You know, I think everybody who is on quarantine for one reason or another, now schools are closed, going to have to kind of grapple with a lot of time together indoors.

And it's a shame because ultimately, the reason we're in this predicament, I think, and we have to take these draconian measures to essentially shut life down is because there are insufficient tests.

If there were enough tests, if it was easier for me to get a test, if it was easier for other people to get a test to know whether they have it or not, that would be the best way to try to stifle the spread of this pandemic.

But because we don't have that, our only solution is to quarantine ourselves.
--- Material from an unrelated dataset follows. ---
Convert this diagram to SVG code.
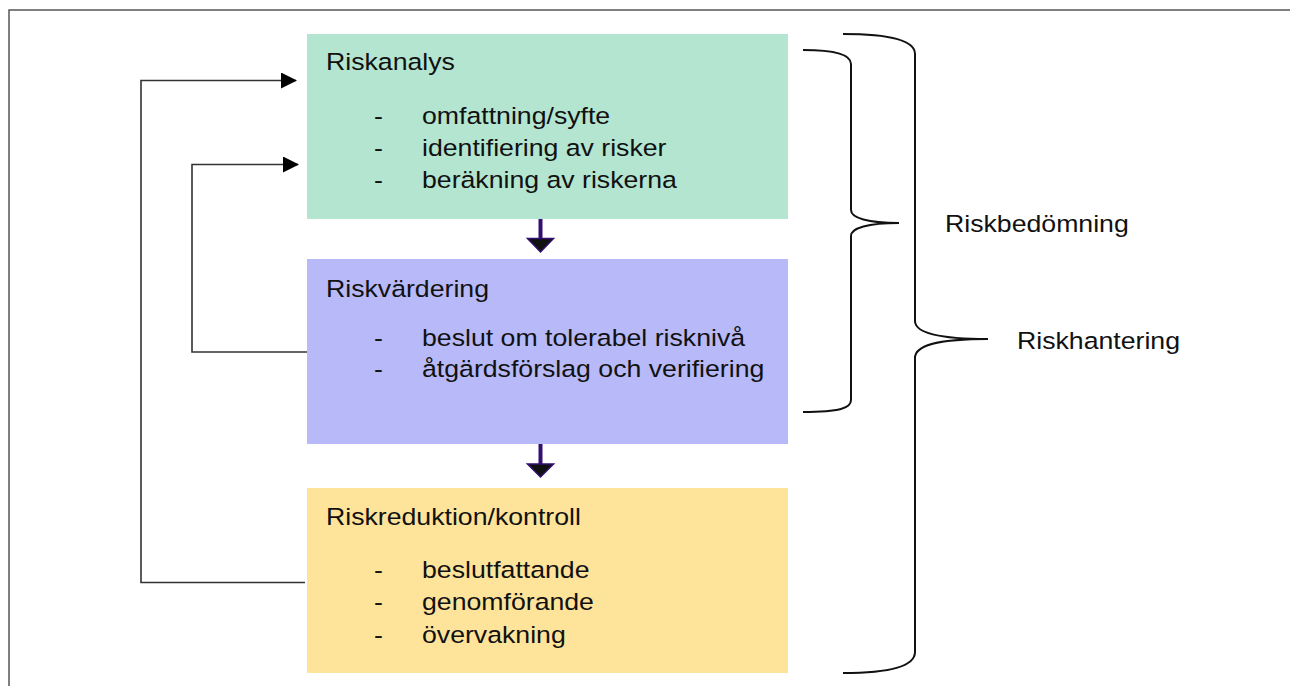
<svg xmlns="http://www.w3.org/2000/svg" width="1290" height="686" viewBox="0 0 1290 686">
<style>
  .t { font-family: "Liberation Sans", Arial, sans-serif; font-size: 23.5px; fill: #111; }
  .conn { fill: none; stroke: #333; stroke-width: 1.6; }
  .brace { fill: none; stroke: #111; stroke-width: 2; }
  .shaft { stroke: #33106e; stroke-width: 4; }
  .head { fill: #111; stroke: #33106e; stroke-width: 1.5; stroke-linejoin: miter; }
</style>
<defs>
  <marker id="ah" viewBox="0 0 16 16" refX="15" refY="8" markerWidth="16" markerHeight="16" markerUnits="userSpaceOnUse" orient="auto">
    <path d="M0,0 L16,8 L0,16 Z" fill="#000"/>
  </marker>
</defs>
<rect x="0" y="0" width="1290" height="686" fill="#fff"/>
<path d="M9,686 L9,10 L1290,10" fill="none" stroke="#555" stroke-width="1.5"/>

<g id="riskanalys">
  <rect x="307" y="34" width="481" height="185" fill="#b3e5d0"/>
  <text class="t" transform="translate(326 70) scale(1.135 1)">Riskanalys</text>
  <text class="t" transform="translate(374 124) scale(1.135 1)">-</text>
  <text class="t" transform="translate(422 124) scale(1.135 1)">omfattning/syfte</text>
  <text class="t" transform="translate(374 156) scale(1.135 1)">-</text>
  <text class="t" transform="translate(422 156) scale(1.135 1)">identifiering av risker</text>
  <text class="t" transform="translate(374 187.5) scale(1.135 1)">-</text>
  <text class="t" transform="translate(422 187.5) scale(1.135 1)">beräkning av riskerna</text>
</g>

<g id="riskvardering">
  <rect x="307" y="259" width="481" height="185" fill="#b8b9f8"/>
  <text class="t" transform="translate(326 296.5) scale(1.135 1)">Riskvärdering</text>
  <text class="t" transform="translate(374 345.5) scale(1.135 1)">-</text>
  <text class="t" transform="translate(422 345.5) scale(1.135 1)">beslut om tolerabel risknivå</text>
  <text class="t" transform="translate(374 377) scale(1.135 1)">-</text>
  <text class="t" transform="translate(422 377) scale(1.135 1)">åtgärdsförslag och verifiering</text>
</g>

<g id="riskreduktion">
  <rect x="307" y="488" width="481" height="185" fill="#fee49b"/>
  <text class="t" transform="translate(326 524.5) scale(1.135 1)">Riskreduktion/kontroll</text>
  <text class="t" transform="translate(374 577.5) scale(1.135 1)">-</text>
  <text class="t" transform="translate(422 577.5) scale(1.135 1)">beslutfattande</text>
  <text class="t" transform="translate(374 610) scale(1.135 1)">-</text>
  <text class="t" transform="translate(422 610) scale(1.135 1)">genomförande</text>
  <text class="t" transform="translate(374 642.5) scale(1.135 1)">-</text>
  <text class="t" transform="translate(422 642.5) scale(1.135 1)">övervakning</text>
</g>

<g id="riskbedomning">
  <path class="brace" d="M803,50 C840,50 851,56 851,64 L851,210 C851,218 868,223 899,223 C868,223 851,228 851,236 L851,400 C851,408 840,412 803,412"/>
  <text class="t" transform="translate(945 232) scale(1.135 1)">Riskbedömning</text>
</g>

<g id="riskhantering">
  <path class="brace" d="M843,34 C895,34 915,42 915,54 L915,321 C915,332 935,339 988,339 C935,339 915,346 915,358 L915,652 C915,665 895,673 843,673"/>
  <text class="t" transform="translate(1017 348.5) scale(1.135 1)">Riskhantering</text>
</g>

<g id="connectors">
  <path class="conn" d="M305,582.5 L141,582.5 L141,80.5 L296,80.5" marker-end="url(#ah)"/>
  <path class="conn" d="M307,352 L192,352 L192,164.5 L298,164.5" marker-end="url(#ah)"/>
  <line class="shaft" x1="540.5" y1="219" x2="540.5" y2="240"/>
  <polygon class="head" points="527.5,238.5 553.5,238.5 540.5,252"/>
  <line class="shaft" x1="540.5" y1="444" x2="540.5" y2="465"/>
  <polygon class="head" points="527.5,464 553.5,464 540.5,477"/>
</g>
</svg>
We have no choice because we have it. But certainly everybody now is just going to be sitting at home and doing the same thing.

BERMAN: Daniel Goleman, please give our best to your kids and your wife, who I know is still very much under the weather. We are encouraged to see you doing well this morning -- really encouraged. Thank you very much for being with us.

GOLDMAN: Thanks, John. Thanks, Alisyn.

CAMEROTA: Thank you.

BERMAN: All right, the former Vice President Joe Biden, he made some news at last night's CNN debate vowing to pick a woman as his running mate if he is the nominee.

We're going to speak with someone who honestly by all accounts might be on the shortest of shortlist, next.



CAMEROTA: Here are the latest facts for you. The number of coronavirus cases in the U.S. rising to more than 3,500. This is across 49 states and Washington, D.C., 65 people have died.

Local governments around the country are implementing new rules to stop community spread.

The C.D.C. is now recommending a limit on gatherings of 50 people or more for the next eight weeks.

At least seven states have ordered bars and restaurants to close. They are limiting their business to just takeout and delivery.

The nation's largest public school system, New York City is shutting down.

Thirty three states have closed public schools and that impacts at least 32.5 million students.

Vice President Pence says new guidelines regarding potential curfews or more closures will be released today. BERMAN: We're waiting to see what he announces there. Joining me now

is Democratic Senator Amy Klobuchar. She's a former presidential candidate who has endorsed Joe Biden.

Senator, it's great to have you on this morning. Thanks so much for being with us.

You as a senator ...


BERMAN: ... will soon get to vote on the Relief Bill that passed through the House. What is your sense of this piece of legislation and what more would you like to see in it?

KLOBUCHAR: Yes, I'm going back there today, and we have to get this done.

Now there's some issues with the legislation.